Akhirnya terjadilah sebuah pertemuan antara Marudut, Sudung dan Tomo, di Kantor Kejati DKI. Dalam pertemuan itu disepakati bahwa penyelesaian kasus dugaan korupsi PT Brantas akan dibicarakan oleh Marudut dan Tomo.‬

‪”Selanjutnya, Tomo menyetujui untuk menghentikan penyidikan, dengan syarat Sudi memberikan sejumlah uang dan hal itu disetujui oleh Marudut,” beber Jaksa Irene.

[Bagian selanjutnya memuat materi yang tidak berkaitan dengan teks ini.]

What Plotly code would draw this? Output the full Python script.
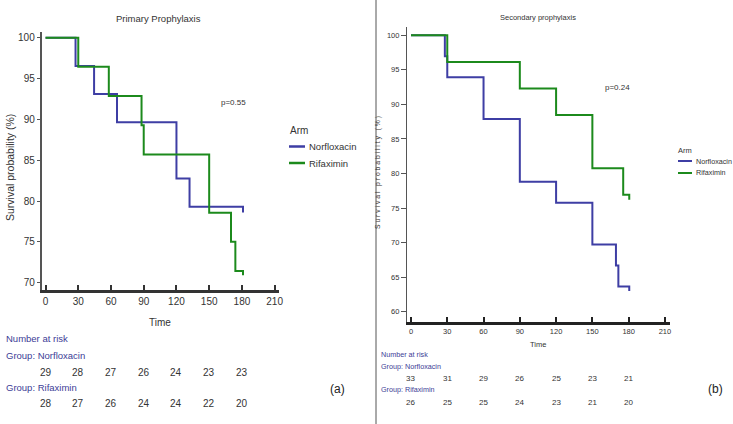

Permintaan uang dari Tomo itu selanjutnya dilaporkan Marudut kepada Tomo, yang kemudian diteruskan ke Sudi. Sudi pun menyetujui permintaan tersebut, dan kembali memerintahkan Dandung untuk mengambil uang dari kas PT Brantas sejumlah Rp 2,5 miliar.

Sebanyak Rp 2 miliar uang tersebut kemudian diberikan Dandung kepada Marudut pada 31 April 2016 lalu, Rp 500 juta sisanya disimpan Dandung di meja kerjanya, di kantor PT Brantas. Dandung menyebut, uang Rp 500 juta itu akan digunakan untuk mengajak Sudi dan Tomo bermain golf.

Pada hari yang sama penyerahan uang, Marudut langsung menghubunfi Sudung dan Tomo. Dia bermaksud untuk memberikan uang Rp 2 miliar dari Sudi. Mereka pun bersepakat untuk bertemu di kantor Kejati DKI.

Namun sayang, sebelum berhasil menyerahkan uang itu Marudut lebih dulu ditangkap oleh Tim Satgas KPK.

Atas dugaanya itu, Sudi dan Dandung diancam pidana dalam Pasal 5 ayat 1 Undang-Undang Nomor 31 Tahun 1999, sebagaimana diubah dalam UU Nomor 20 Tahun 2001 tentang Pemberantasan Tindak Pidana Korupsi, juncto Pasal 55 ayat 1 ke-1 KUHPidana.